2019 film by Sreejith Vijayan

Margamkali is a 2019 Indian Malayalam-language romantic comedy film directed by Sreejith Vijayan and written by Shashankan Mayyanad. It is co-produced by Listin Stephen and Alwin Antony. The film stars Bibin George, Namitha Pramod, Gouri G. Kishan, Shanthi Krishna, Siddique and Hareesh Kanaran. The music is composed by Gopi Sunder.

The story of the film follows three friends, Sachi (played by Bibin George) an only son of an affluent family, Antappan, a drunkard, and the other a lassi shop owner who is desperate for love. Sachi, had a failed affair so has taken an oath not to love or marry. The film was released on 2 August 2019. This movie received mixed reviews and became a commercial failure in box office.

==Synopsis==
Sachidanandan is the son of Ramanan Nair and Chandrika, a separated couple. His parents don't want him to work, as he is from an affluent family. After his break-up with Jessi, Sachi loses faith in love and marriage. Later, Sachi enters the life of Urmila, after she rejects the proposal of his best friend, "Tiktok" Unni. What happens next forms the crux of the story.

==Cast==

- Bibin George as Sachidanandan a.k.a. Sachi
  - Al Sabith as young Sachidanandan
- Namitha Pramod as Urmila
  - Durga Premjith as young Urmila
- Gouri G. Kishan as Jessy
- Siddique as Ramanan Nair, Sachidanandan's Father
- Shanthi Krishna as Chandrika, Sachidanandan's mother
- Hareesh Kanaran as TikTok Unni, Sachidanandan's best friend
- Baiju Santhosh as Antappan, Jessy's Father
- Dharmajan Bolgatty as Bilal
- Renji Panicker as Urmila's Father
- Narayanan Kutty as Security guard Chellappan
- Anu Joseph as Seetha, Urmila's Sister
- Sowmya Menon as Urmila, Unni's love interest
- Bindu Panicker as Urmila's Mother
- Dinesh Nair as Ganeshan, Seetha's Husband
- Hariprashanth M G as a Goon, Sachidanandan friend
- Surabhi Santosh as Hima
- Manju Vani
- Lakshmi Priya as Poothiri Lilly
- Binu Thrikkakkara as Premdas
- Vishnu Unnikrishnan (Cameo)
- Dulquer Salmaan as Baby (Voice Cast)

==Marketing and release==
A theatrical trailer of the film was released by Millennium Audios on 24 July 2019.

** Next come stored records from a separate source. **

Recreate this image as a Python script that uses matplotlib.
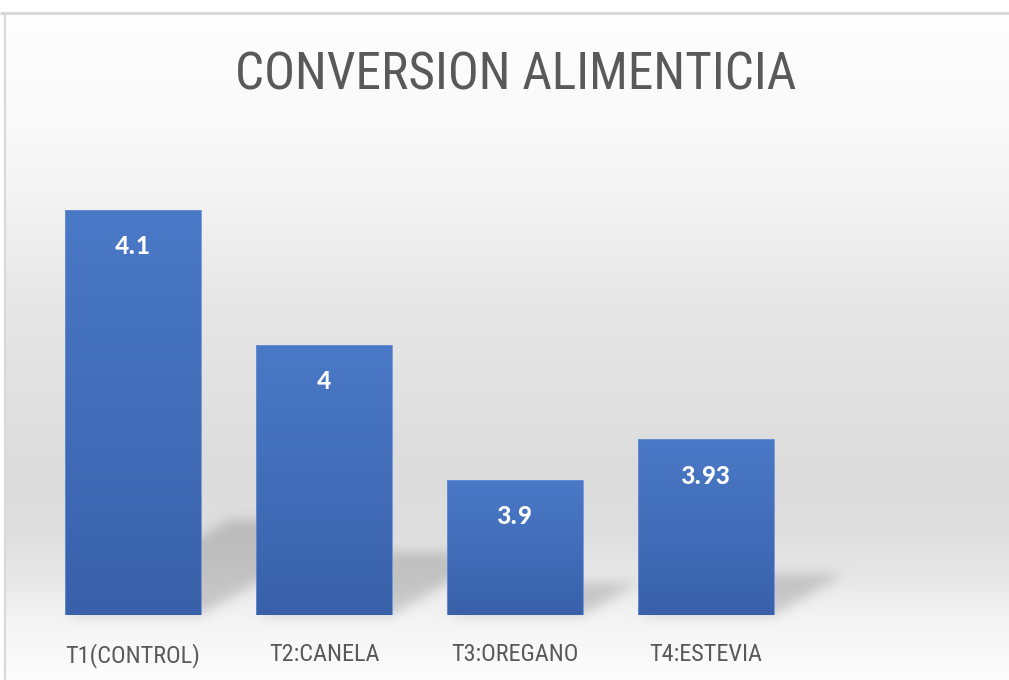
import numpy as np
import matplotlib
matplotlib.use('Agg')
import matplotlib.pyplot as plt

# ── data ──
categories = ['T1(CONTROL)', 'T2:CANELA', 'T3:OREGANO', 'T4:ESTEVIA']
values = [4.1, 4.0, 3.9, 3.93]
value_labels = ['4.1', '4', '3.9', '3.93']
title = 'CONVERSION ALIMENTICIA'

NARROW = ['Roboto Condensed', 'DejaVu Sans']
GREY_TXT = '#595959'
BAR_TOP = np.array([0x4a, 0x79, 0xc7]) / 255
BAR_BOT = np.array([0x39, 0x61, 0xaa]) / 255

W, H = 1009, 680
fig = plt.figure(figsize=(W / 100, H / 100), dpi=100)
fig.patch.set_facecolor('white')

bg = fig.add_axes([0, 0, 1, 1], zorder=0)
bg.set_axis_off()
ax = fig.add_axes([37.5 / W, 65 / H, 955 / W, 486 / H], zorder=1)
ax.set_facecolor('none')
ymin = 3.8
ax.set_xlim(-0.5, 4.5)
ax.set_ylim(ymin, ymin + 486 / 1350)
for s in ax.spines.values():
    s.set_visible(False)
ax.set_yticks([])
ax.set_xticks(range(len(categories)))
ax.set_xticklabels(categories, family=NARROW, fontsize=17.5, color=GREY_TXT)
ax.tick_params(axis='x', length=0, pad=20)

bw = 0.707

# ── background: vertical grey gradient + perspective shadows ──
stops_y = [0, 14, 130, 200, 300, 470, 530, 580, 620, 680]
stops_v = [254, 254, 249, 243, 231, 220, 222, 232, 244, 253]
col = np.interp(np.arange(H) + 0.5, stops_y, stops_v) / 255
img = np.repeat(col[:, None], W, axis=1)

fig.canvas.draw()
px, py = np.meshgrid(np.arange(W) + 0.5, np.arange(H) + 0.5)
shade = np.zeros((H, W))
f, th = 0.47, np.radians(30)
for i, v in enumerate(values):
    (xl, yb), (xr, yt) = ax.transData.transform([(i - bw / 2, ymin), (i + bw / 2, v)])
    base, bh = H - yb, yt - yb
    d = base - py
    hh = d / (f * np.sin(th))
    xs = px - d / np.tan(th)
    m = (hh >= 0) & (hh <= bh) & (xs >= xl) & (xs <= xr)
    shade = np.maximum(shade, m.astype(float))

sig = 6
k = np.exp(-0.5 * (np.arange(-3 * sig, 3 * sig + 1) / sig) ** 2)
k /= k.sum()
shade = np.apply_along_axis(lambda r: np.convolve(r, k, 'same'), 1, shade)
shade = np.apply_along_axis(lambda r: np.convolve(r, k, 'same'), 0, shade)
img = img * (1 - 0.16 * shade)

img[:12, :] = 1.0
img[:, :4] = 1.0
rgb = np.dstack([img, img, img])
bg.imshow(rgb, extent=(0, W, H, 0), aspect='auto', interpolation='bilinear')
bg.set_xlim(0, W)
bg.set_ylim(H, 0)
bg.plot([0, W], [12.5, 12.5], color='#d9d9d9', lw=2.2, solid_capstyle='butt')
bg.plot([5, 5], [12, H], color='#d9d9d9', lw=1.6, solid_capstyle='butt')

# ── bars with vertical gradient ──
grad = np.linspace(0, 1, 256)[:, None]
bar_img = BAR_TOP[None, None, :] * (1 - grad[:, :, None]) + BAR_BOT[None, None, :] * grad[:, :, None]
for i, (v, lab) in enumerate(zip(values, value_labels)):
    ax.imshow(bar_img, extent=(i - bw / 2, i + bw / 2, ymin, v), aspect='auto',
              interpolation='bilinear', zorder=2)
    ax.add_patch(plt.Rectangle((i - bw / 2, ymin), bw, v - ymin, fill=False,
                               edgecolor='#6a90d2', lw=0.6, zorder=3))
    ax.annotate(lab, xy=(i, v), xytext=(0, -26), textcoords='offset points',
                ha='center', va='center', color='white', fontsize=20,
                fontweight='bold', family=['Carlito', 'DejaVu Sans'], zorder=4)
ax.set_xlim(-0.5, 4.5)
ax.set_ylim(ymin, ymin + 486 / 1350)

fig.text(516 / W, 1 - 75 / H, title, ha='center', va='center', family=NARROW,
         fontsize=37, color=GREY_TXT)

fig.savefig('out.png', dpi=100, facecolor='white')
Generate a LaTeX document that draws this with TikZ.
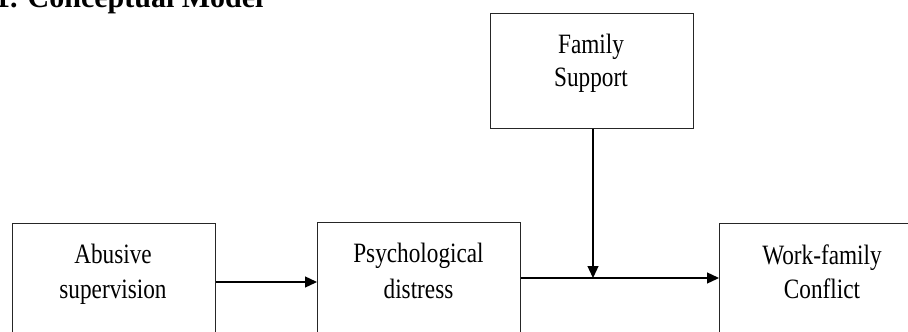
\documentclass[tikz,border=0pt]{standalone}
\usepackage{fontspec}
\setmainfont{Liberation Serif}
\newfontfamily\boxfont[FakeStretch=0.83]{Liberation Serif}
\usetikzlibrary{arrows.meta}
\begin{document}
\begin{tikzpicture}[x=1pt,y=-1pt,
  box/.style={draw=black!85,line width=1.4pt,minimum width=203pt,minimum height=177pt,anchor=north west,inner sep=0pt},
  fbox/.style={draw=black!85,line width=1.4pt,minimum width=203pt,minimum height=115pt,anchor=north west,inner sep=0pt},
  lbl/.style={font=\boxfont\fontsize{28}{34}\selectfont,anchor=base,inner sep=0pt},
  arr/.style={line width=1.3pt,-{Triangle[length=12pt,width=11pt]}}]
\useasboundingbox (0,0) rectangle (908,332);
\clip (0,0) rectangle (908,332);
\node[font=\bfseries\fontsize{30}{36}\selectfont,anchor=base west,inner sep=0pt] (title) at (-5,8) {1. Conceptual Model};
\node[fbox] (fam) at (490,13) {};
\node[box] (abu) at (12,223) {};
\node[box] (psy) at (317,222) {};
\node[box] (wfc) at (719,223) {};
\node[lbl] (fam1) at (591,53) {Family};
\node[lbl] (fam2) at (591,86) {Support};
\node[lbl] (abu1) at (113,263) {Abusive};
\node[lbl] (abu2) at (113,298) {supervision};
\node[lbl] (psy1) at (418.5,262) {Psychological};
\node[lbl] (psy2) at (418.5,298) {distress};
\node[lbl] (wfc1) at (822,264) {Work-family};
\node[lbl] (wfc2) at (822,298) {Conflict};
\coordinate (a1) at ([yshift=-59pt]abu.north east);
\coordinate (a2) at ([yshift=-56pt]psy.north east);
\coordinate (fs) at ([xshift=103pt]fam.south west);
\draw[arr] (a1) -- (a1 -| psy.west);
\draw[arr] (a2) -- (a2 -| wfc.west);
\draw[arr] (fs) -- (fs |- a2);
\end{tikzpicture}
\end{document}
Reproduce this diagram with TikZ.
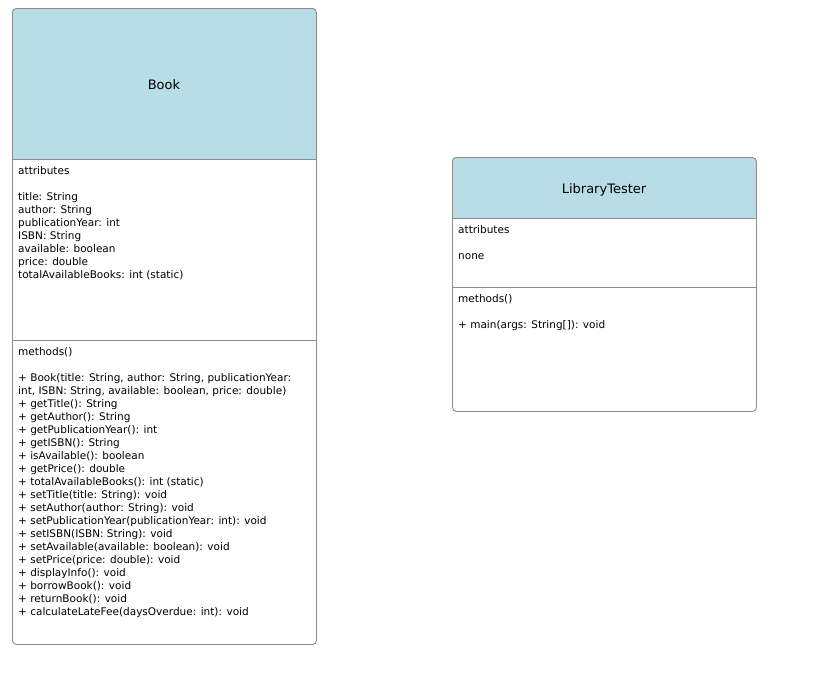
\documentclass[tikz,border=0pt]{standalone}
\usepackage{fontspec}
\setmainfont{DejaVu Sans}
\definecolor{hdrblue}{HTML}{B8DDE7}
\definecolor{boxgray}{HTML}{8C8C8C}
\tikzset{
  umlbox/.style={draw=boxgray, rounded corners=4pt, line width=0.9pt, inner sep=0pt, anchor=north west},
  divider/.style={draw=boxgray, line width=0.9pt},
  txt/.style={anchor=north west, align=left, inner sep=0pt, font=\fontsize{10.5}{13}\selectfont},
  ttl/.style={inner sep=0pt, font=\fontsize{13}{15}\selectfont}
}
\begin{document}
\begin{tikzpicture}[x=1pt,y=-1pt]
\useasboundingbox (0,0) rectangle (818,689);
% Book
\fill[hdrblue, rounded corners=4pt] (12,8) rectangle (316,159);
\fill[hdrblue] (12,20) rectangle (316,159);
\node[umlbox, minimum width=304pt, minimum height=636pt] (book) at (12,8) {};
\draw[divider] (12,159) -- (316,159);
\draw[divider] (12,340) -- (316,340);
\node[ttl] (booktitle) at (164,85) {Book};
\node[txt] (bookattr) at (18,166) {attributes\\[13pt]title: String\\author: String\\publicationYear: int\\ISBN: String\\available: boolean\\price: double\\totalAvailableBooks: int (static)};
\node[txt] (bookmeth) at (18,347) {methods()\\[13pt]+ Book(title: String, author: String, publicationYear:\\int, ISBN: String, available: boolean, price: double)\\+ getTitle(): String\\+ getAuthor(): String\\+ getPublicationYear(): int\\+ getISBN(): String\\+ isAvailable(): boolean\\+ getPrice(): double\\+ totalAvailableBooks(): int (static)\\+ setTitle(title: String): void\\+ setAuthor(author: String): void\\+ setPublicationYear(publicationYear: int): void\\+ setISBN(ISBN: String): void\\+ setAvailable(available: boolean): void\\+ setPrice(price: double): void\\+ displayInfo(): void\\+ borrowBook(): void\\+ returnBook(): void\\+ calculateLateFee(daysOverdue: int): void};
% LibraryTester
\fill[hdrblue, rounded corners=4pt] (452,157) rectangle (756,218);
\fill[hdrblue] (452,169) rectangle (756,218);
\node[umlbox, minimum width=304pt, minimum height=254pt] (tester) at (452,157) {};
\draw[divider] (452,218) -- (756,218);
\draw[divider] (452,287) -- (756,287);
\node[ttl] (testertitle) at (604,189.5) {LibraryTester};
\node[txt] (testerattr) at (458,225) {attributes\\[13pt]none};
\node[txt] (testermeth) at (458,294) {methods()\\[13pt]+ main(args: String[]): void};
\end{tikzpicture}
\end{document}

The film was wide released on 2 August 2019.

==Music==

The soundtrack for Margamkali was composed by Gopi Sundar. Song released under Millennium Audios official label

Track listing
| No. | Title | Lyrics | Singer(s) | Length |
|---|---|---|---|---|
| 1. | "Ninakkayi Njan" | Abeenraj M A | Bibin George | 4:15 |
| 2. | "Ennuyire" | Harinarayanan B.K | Akbar Khan, Sithara | 3:44 |
| 3. | "Venda Venda (Shivane Anthom Kunthom)" | Harinarayanan B.K | Afsal | 3:49 |
| Total length: |  |  |  | 11:08 |

==Reception==
===Critical reception===
Anjana George of The Times of India rated the film 3/5 stars and wrote, "There is nothing remarkable to speak about the technicalities of the movie, which make for a timepass film but definitely offers nothing for intellectual stimulation."